Last fall in this space I described the Foreign Corrupt Practices Act as “a feel‐good piece of overcriminalization” that Congress should never have passed. Over the weekend a front‐page New York Times investigation alleged that Wal‐Mart’s Mexican subsidiary had paid millions in bribes to local officials for permission to build stores around the country. Worse, when executives in America learned of the payments, they chose to sweep the matter under the rug rather than pursue an investigation, and that choice may have implicated high‐level company execs in FCPA violations. [WSJ summary; Wal‐Mart written statement and video]
I’m writing up a longer piece on the controversy. In the mean time, a few points:
- The original payments to Mexican officials are said to have exceeded $24 million; meanwhile, $12 billion in stock market value, or 500 times that sum, was vaporized in one day on Monday.

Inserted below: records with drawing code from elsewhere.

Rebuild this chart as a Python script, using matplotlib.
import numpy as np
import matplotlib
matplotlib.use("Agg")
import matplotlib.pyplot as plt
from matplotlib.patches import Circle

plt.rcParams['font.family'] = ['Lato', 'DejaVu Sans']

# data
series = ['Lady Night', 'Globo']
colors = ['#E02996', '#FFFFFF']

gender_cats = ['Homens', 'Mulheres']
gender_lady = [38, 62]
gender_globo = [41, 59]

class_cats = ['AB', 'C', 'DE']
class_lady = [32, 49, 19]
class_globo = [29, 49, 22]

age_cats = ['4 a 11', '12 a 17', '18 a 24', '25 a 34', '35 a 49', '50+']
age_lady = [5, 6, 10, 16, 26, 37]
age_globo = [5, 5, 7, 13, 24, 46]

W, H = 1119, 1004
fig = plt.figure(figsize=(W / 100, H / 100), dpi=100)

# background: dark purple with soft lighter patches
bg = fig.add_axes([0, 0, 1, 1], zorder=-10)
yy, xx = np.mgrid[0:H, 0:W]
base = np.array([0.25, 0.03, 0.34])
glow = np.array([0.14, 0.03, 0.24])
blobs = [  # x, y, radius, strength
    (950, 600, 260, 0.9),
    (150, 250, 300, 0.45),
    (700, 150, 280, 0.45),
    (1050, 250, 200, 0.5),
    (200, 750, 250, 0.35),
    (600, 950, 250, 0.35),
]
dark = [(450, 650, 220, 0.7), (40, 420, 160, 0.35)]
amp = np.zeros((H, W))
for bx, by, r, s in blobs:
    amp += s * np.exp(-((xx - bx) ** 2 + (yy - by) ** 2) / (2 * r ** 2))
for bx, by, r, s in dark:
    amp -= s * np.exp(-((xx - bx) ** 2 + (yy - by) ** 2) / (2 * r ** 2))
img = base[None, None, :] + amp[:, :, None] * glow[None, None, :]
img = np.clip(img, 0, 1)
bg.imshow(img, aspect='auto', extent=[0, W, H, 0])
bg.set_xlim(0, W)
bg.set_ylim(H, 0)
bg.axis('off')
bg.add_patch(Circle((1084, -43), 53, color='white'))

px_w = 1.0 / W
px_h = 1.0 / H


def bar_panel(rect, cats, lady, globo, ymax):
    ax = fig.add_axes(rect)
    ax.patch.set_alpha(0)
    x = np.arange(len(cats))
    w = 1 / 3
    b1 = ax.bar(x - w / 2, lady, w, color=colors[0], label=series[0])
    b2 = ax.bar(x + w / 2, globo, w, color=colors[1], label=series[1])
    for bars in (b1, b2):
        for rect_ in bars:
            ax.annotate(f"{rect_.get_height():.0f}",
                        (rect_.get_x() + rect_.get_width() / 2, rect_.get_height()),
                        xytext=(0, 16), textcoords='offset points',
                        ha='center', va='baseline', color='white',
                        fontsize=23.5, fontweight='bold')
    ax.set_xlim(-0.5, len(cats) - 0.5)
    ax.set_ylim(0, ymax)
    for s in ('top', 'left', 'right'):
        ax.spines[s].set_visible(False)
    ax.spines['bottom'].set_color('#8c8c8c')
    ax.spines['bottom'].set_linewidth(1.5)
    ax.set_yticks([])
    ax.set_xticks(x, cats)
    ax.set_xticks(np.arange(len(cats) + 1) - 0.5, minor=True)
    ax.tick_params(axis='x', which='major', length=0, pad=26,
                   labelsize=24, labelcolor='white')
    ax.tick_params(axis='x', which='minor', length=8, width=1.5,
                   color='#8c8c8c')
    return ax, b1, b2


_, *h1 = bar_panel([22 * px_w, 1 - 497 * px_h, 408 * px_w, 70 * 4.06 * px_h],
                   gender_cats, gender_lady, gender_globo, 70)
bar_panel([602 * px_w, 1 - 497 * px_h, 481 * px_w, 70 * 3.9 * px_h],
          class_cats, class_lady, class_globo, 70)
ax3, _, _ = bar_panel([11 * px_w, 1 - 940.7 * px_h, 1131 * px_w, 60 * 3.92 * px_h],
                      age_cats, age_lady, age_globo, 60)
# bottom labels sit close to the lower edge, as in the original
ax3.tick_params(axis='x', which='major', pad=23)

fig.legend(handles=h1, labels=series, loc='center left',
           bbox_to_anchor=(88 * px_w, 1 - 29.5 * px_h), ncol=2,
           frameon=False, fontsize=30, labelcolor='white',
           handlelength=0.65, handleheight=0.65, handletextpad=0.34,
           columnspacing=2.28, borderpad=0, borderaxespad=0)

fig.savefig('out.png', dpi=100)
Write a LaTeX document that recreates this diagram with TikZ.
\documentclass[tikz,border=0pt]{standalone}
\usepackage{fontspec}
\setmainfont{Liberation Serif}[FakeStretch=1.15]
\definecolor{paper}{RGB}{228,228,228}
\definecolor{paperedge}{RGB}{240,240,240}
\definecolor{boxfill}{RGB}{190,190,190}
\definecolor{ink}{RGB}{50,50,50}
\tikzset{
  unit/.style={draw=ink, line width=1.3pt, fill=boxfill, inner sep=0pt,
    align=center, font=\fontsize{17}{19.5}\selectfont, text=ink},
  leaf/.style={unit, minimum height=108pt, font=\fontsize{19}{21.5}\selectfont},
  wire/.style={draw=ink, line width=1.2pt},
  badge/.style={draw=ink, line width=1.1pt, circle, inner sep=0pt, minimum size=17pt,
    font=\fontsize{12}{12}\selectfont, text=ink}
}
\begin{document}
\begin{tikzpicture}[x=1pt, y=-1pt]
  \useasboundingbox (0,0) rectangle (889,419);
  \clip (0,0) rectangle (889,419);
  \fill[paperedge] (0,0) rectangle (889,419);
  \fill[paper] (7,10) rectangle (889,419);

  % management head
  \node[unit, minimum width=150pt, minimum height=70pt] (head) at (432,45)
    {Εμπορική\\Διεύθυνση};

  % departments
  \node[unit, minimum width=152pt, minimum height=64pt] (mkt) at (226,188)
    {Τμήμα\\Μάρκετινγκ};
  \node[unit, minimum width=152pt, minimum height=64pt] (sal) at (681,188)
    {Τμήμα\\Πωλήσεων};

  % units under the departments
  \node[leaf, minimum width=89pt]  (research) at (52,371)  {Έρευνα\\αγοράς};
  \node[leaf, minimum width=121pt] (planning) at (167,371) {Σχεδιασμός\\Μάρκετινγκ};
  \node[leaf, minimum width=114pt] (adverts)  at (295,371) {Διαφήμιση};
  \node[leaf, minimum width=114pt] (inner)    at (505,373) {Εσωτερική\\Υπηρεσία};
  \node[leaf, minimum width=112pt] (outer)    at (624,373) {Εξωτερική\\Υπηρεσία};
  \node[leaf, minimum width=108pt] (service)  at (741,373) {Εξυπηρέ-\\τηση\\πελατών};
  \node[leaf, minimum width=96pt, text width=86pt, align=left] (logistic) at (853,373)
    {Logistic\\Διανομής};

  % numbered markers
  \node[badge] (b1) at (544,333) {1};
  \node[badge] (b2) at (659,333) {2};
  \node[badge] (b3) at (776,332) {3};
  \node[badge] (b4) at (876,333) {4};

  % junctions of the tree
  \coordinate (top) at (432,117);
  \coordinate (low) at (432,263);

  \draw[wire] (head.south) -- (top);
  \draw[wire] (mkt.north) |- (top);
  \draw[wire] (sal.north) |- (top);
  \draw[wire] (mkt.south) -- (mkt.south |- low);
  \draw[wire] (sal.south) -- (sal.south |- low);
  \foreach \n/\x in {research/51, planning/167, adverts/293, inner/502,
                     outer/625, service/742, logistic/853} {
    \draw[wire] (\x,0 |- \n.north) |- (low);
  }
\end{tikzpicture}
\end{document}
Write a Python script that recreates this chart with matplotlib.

Wal‐Mart’s high legal exposure arises through the interaction of various FCPA provisions with each other and with other federal and state laws, including possible liability under state corporate law and Sarbanes‐Oxley. Collateral costs, such as executive distraction and probes into its operations in other countries, could debilitate the largest U.S. retailer for some time.
- A good place to begin on the legal issues is Mike Koehler’s FCPA Professor with coverage here and here.
- According to Peter Henning at NYT DealBook, it may be too late for the feds to file criminal charges against individual defendants over the original payments because of FCPA’s five‐year statute of limitations. On the other hand, DoJ will have various theories to go after the company itself: it can claim that later financial results are misstated, or that there was a conspiracy at least one step of which was taken within the last five years, or that records were destroyed which could serve as an obstruction of justice charge under Sarbanes‐Oxley. If the original wrongdoers wind up walking free while managers who arrived on the scene later take a full legal hit, well, that wouldn’t be the first time.
- Some proponents of the FCPA are claiming vindication: how can the Cato types be right in calling this law vague and punitive when it failed to deter a cover‐up at a company as big and image‐sensitive as Wal‐Mart? UCLA corporate law specialist Stephen Bainbridge has a nice riposte: “In other words, the FCPA imposes huge burdens and liability risks on honest companies, but fails to deter dishonest ones, so we’re going to leave it on the books as is. I’m left scratching my head in wonderment at the folly of it all.”
- Daniel Fisher at Forbes scores an interview with the eminent Yale management professor Paul MacAvoy whose analysis of the case follows:
…all large U.S. corporations operating abroad must play a dangerous game in order to obtain the permits and permissions they need. MacAvoy, who has served on the boards of Chase Manhattan, American Cyanamid and Alumax, said Wal-Mart’s mistake was steering all the payments to a pair of lawyers who allegedly were friends of the company’s Mexico counsel. That concentrated the risk and the likelihood of a big, crater‐the‐company scandal instead of a series of small ones.
From my experience, he said, most companies have “local representatives involved in negotiations and they pay the local reps a fee for the representation without asking how that fee gets redistributed.”
“The consultant does the dirty work,” he said. “This case went wrong by the concentration of the funds and the coverup of the process.”